> _SET PROBLEM_: Leave out the pictures and repeat the rest of the material exactly.

> _DATASET CONTENT_:

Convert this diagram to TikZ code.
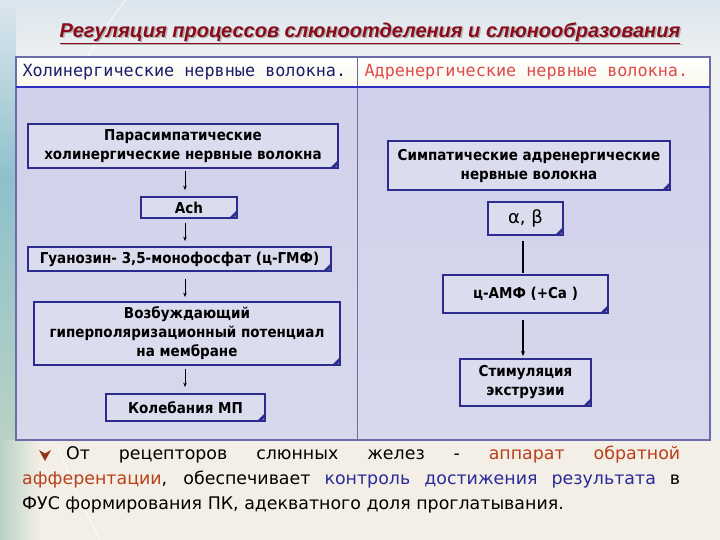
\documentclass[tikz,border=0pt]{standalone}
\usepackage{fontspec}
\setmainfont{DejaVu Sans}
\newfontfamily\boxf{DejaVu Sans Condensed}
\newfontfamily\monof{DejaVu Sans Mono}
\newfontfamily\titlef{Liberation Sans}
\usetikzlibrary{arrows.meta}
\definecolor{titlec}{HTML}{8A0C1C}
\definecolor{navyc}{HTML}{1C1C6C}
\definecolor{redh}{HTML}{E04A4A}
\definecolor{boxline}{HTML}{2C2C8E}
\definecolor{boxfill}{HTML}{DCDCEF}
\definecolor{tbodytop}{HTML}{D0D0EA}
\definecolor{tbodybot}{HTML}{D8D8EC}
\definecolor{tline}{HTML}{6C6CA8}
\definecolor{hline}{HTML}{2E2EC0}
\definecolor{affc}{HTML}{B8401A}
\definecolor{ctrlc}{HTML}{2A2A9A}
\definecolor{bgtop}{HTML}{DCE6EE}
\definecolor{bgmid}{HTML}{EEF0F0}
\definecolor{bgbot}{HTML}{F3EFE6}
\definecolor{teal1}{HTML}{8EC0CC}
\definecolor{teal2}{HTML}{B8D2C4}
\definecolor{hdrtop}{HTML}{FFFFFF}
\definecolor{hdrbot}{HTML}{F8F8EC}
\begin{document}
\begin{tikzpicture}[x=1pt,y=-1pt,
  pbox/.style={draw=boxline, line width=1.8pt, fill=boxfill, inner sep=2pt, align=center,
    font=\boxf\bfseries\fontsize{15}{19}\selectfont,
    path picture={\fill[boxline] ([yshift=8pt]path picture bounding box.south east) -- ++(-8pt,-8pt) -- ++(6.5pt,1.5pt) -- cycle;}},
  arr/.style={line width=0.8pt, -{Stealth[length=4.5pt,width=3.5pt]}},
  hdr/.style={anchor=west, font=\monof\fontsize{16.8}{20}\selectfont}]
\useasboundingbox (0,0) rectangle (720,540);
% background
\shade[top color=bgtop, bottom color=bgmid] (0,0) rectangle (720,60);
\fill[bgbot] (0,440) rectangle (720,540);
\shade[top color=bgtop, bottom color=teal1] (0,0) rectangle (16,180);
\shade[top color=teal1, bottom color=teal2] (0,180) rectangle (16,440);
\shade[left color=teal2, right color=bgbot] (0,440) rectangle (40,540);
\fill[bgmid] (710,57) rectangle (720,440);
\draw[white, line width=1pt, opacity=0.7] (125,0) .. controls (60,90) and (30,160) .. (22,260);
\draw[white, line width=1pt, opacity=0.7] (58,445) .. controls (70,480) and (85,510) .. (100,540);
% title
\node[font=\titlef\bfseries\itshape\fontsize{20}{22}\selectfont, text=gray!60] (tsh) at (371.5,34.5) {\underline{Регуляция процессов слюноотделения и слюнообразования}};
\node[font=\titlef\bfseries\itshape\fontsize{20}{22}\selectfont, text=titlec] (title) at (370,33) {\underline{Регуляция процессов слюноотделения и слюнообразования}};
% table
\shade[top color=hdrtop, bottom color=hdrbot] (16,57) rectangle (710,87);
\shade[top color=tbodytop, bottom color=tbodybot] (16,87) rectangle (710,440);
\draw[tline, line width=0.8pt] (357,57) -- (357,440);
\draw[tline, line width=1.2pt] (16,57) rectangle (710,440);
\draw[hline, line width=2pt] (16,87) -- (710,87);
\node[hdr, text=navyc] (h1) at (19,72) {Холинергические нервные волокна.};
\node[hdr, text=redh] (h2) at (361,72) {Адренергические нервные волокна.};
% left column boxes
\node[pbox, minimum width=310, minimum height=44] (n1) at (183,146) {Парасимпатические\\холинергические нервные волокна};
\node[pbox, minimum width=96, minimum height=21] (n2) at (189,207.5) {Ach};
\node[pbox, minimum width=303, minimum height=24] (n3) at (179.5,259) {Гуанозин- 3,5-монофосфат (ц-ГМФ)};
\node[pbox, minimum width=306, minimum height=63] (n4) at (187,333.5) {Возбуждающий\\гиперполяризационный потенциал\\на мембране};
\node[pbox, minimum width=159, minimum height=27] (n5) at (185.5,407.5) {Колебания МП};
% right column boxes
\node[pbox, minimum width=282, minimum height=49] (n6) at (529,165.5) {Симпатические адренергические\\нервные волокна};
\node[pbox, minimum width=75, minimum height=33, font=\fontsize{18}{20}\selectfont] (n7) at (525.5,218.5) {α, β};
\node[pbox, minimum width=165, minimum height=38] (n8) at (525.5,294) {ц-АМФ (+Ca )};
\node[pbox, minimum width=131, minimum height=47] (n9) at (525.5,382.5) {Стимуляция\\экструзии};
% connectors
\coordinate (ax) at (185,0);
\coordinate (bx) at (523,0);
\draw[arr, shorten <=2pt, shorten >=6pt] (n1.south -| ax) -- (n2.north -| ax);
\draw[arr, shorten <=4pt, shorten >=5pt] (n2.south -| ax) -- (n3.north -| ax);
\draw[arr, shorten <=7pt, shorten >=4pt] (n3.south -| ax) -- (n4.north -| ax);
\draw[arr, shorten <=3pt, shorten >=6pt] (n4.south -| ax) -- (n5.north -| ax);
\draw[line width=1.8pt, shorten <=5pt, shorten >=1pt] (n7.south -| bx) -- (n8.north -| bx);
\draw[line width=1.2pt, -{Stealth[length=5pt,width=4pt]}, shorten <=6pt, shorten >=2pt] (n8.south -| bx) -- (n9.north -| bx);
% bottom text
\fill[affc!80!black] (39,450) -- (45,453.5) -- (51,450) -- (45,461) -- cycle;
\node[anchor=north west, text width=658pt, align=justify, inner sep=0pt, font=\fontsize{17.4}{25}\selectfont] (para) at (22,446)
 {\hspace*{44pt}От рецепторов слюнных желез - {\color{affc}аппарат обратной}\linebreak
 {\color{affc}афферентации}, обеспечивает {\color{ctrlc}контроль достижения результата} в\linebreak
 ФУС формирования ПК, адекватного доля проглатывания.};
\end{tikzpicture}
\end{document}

> _PROBLEM SOLUTION_:
Convert this diagram to TikZ code.
\documentclass[tikz,border=0pt]{standalone}
\usepackage{fontspec}
\setmainfont{DejaVu Sans}
\newfontfamily\boxf{DejaVu Sans Condensed}
\newfontfamily\monof{DejaVu Sans Mono}
\newfontfamily\titlef{Liberation Sans}
\usetikzlibrary{arrows.meta}
\definecolor{titlec}{HTML}{8A0C1C}
\definecolor{navyc}{HTML}{1C1C6C}
\definecolor{redh}{HTML}{E04A4A}
\definecolor{boxline}{HTML}{2C2C8E}
\definecolor{boxfill}{HTML}{DCDCEF}
\definecolor{tbodytop}{HTML}{D0D0EA}
\definecolor{tbodybot}{HTML}{D8D8EC}
\definecolor{tline}{HTML}{6C6CA8}
\definecolor{hline}{HTML}{2E2EC0}
\definecolor{affc}{HTML}{B8401A}
\definecolor{ctrlc}{HTML}{2A2A9A}
\definecolor{bgtop}{HTML}{DCE6EE}
\definecolor{bgmid}{HTML}{EEF0F0}
\definecolor{bgbot}{HTML}{F3EFE6}
\definecolor{teal1}{HTML}{8EC0CC}
\definecolor{teal2}{HTML}{B8D2C4}
\definecolor{hdrtop}{HTML}{FFFFFF}
\definecolor{hdrbot}{HTML}{F8F8EC}
\begin{document}
\begin{tikzpicture}[x=1pt,y=-1pt,
  pbox/.style={draw=boxline, line width=1.8pt, fill=boxfill, inner sep=2pt, align=center,
    font=\boxf\bfseries\fontsize{15}{19}\selectfont,
    path picture={\fill[boxline] ([yshift=8pt]path picture bounding box.south east) -- ++(-8pt,-8pt) -- ++(6.5pt,1.5pt) -- cycle;}},
  arr/.style={line width=0.8pt, -{Stealth[length=4.5pt,width=3.5pt]}},
  hdr/.style={anchor=west, font=\monof\fontsize{16.8}{20}\selectfont}]
\useasboundingbox (0,0) rectangle (720,540);
% background
\shade[top color=bgtop, bottom color=bgmid] (0,0) rectangle (720,60);
\fill[bgbot] (0,440) rectangle (720,540);
\shade[top color=bgtop, bottom color=teal1] (0,0) rectangle (16,180);
\shade[top color=teal1, bottom color=teal2] (0,180) rectangle (16,440);
\shade[left color=teal2, right color=bgbot] (0,440) rectangle (40,540);
\fill[bgmid] (710,57) rectangle (720,440);
\draw[white, line width=1pt, opacity=0.7] (125,0) .. controls (60,90) and (30,160) .. (22,260);
\draw[white, line width=1pt, opacity=0.7] (58,445) .. controls (70,480) and (85,510) .. (100,540);
% title
\node[font=\titlef\bfseries\itshape\fontsize{20}{22}\selectfont, text=gray!60] (tsh) at (371.5,34.5) {\underline{Регуляция процессов слюноотделения и слюнообразования}};
\node[font=\titlef\bfseries\itshape\fontsize{20}{22}\selectfont, text=titlec] (title) at (370,33) {\underline{Регуляция процессов слюноотделения и слюнообразования}};
% table
\shade[top color=hdrtop, bottom color=hdrbot] (16,57) rectangle (710,87);
\shade[top color=tbodytop, bottom color=tbodybot] (16,87) rectangle (710,440);
\draw[tline, line width=0.8pt] (357,57) -- (357,440);
\draw[tline, line width=1.2pt] (16,57) rectangle (710,440);
\draw[hline, line width=2pt] (16,87) -- (710,87);
\node[hdr, text=navyc] (h1) at (19,72) {Холинергические нервные волокна.};
\node[hdr, text=redh] (h2) at (361,72) {Адренергические нервные волокна.};
% left column boxes
\node[pbox, minimum width=310, minimum height=44] (n1) at (183,146) {Парасимпатические\\холинергические нервные волокна};
\node[pbox, minimum width=96, minimum height=21] (n2) at (189,207.5) {Ach};
\node[pbox, minimum width=303, minimum height=24] (n3) at (179.5,259) {Гуанозин- 3,5-монофосфат (ц-ГМФ)};
\node[pbox, minimum width=306, minimum height=63] (n4) at (187,333.5) {Возбуждающий\\гиперполяризационный потенциал\\на мембране};
\node[pbox, minimum width=159, minimum height=27] (n5) at (185.5,407.5) {Колебания МП};
% right column boxes
\node[pbox, minimum width=282, minimum height=49] (n6) at (529,165.5) {Симпатические адренергические\\нервные волокна};
\node[pbox, minimum width=75, minimum height=33, font=\fontsize{18}{20}\selectfont] (n7) at (525.5,218.5) {α, β};
\node[pbox, minimum width=165, minimum height=38] (n8) at (525.5,294) {ц-АМФ (+Ca )};
\node[pbox, minimum width=131, minimum height=47] (n9) at (525.5,382.5) {Стимуляция\\экструзии};
% connectors
\coordinate (ax) at (185,0);
\coordinate (bx) at (523,0);
\draw[arr, shorten <=2pt, shorten >=6pt] (n1.south -| ax) -- (n2.north -| ax);
\draw[arr, shorten <=4pt, shorten >=5pt] (n2.south -| ax) -- (n3.north -| ax);
\draw[arr, shorten <=7pt, shorten >=4pt] (n3.south -| ax) -- (n4.north -| ax);
\draw[arr, shorten <=3pt, shorten >=6pt] (n4.south -| ax) -- (n5.north -| ax);
\draw[line width=1.8pt, shorten <=5pt, shorten >=1pt] (n7.south -| bx) -- (n8.north -| bx);
\draw[line width=1.2pt, -{Stealth[length=5pt,width=4pt]}, shorten <=6pt, shorten >=2pt] (n8.south -| bx) -- (n9.north -| bx);
% bottom text
\fill[affc!80!black] (39,450) -- (45,453.5) -- (51,450) -- (45,461) -- cycle;
\node[anchor=north west, text width=658pt, align=justify, inner sep=0pt, font=\fontsize{17.4}{25}\selectfont] (para) at (22,446)
 {\hspace*{44pt}От рецепторов слюнных желез - {\color{affc}аппарат обратной}\linebreak
 {\color{affc}афферентации}, обеспечивает {\color{ctrlc}контроль достижения результата} в\linebreak
 ФУС формирования ПК, адекватного доля проглатывания.};
\end{tikzpicture}
\end{document}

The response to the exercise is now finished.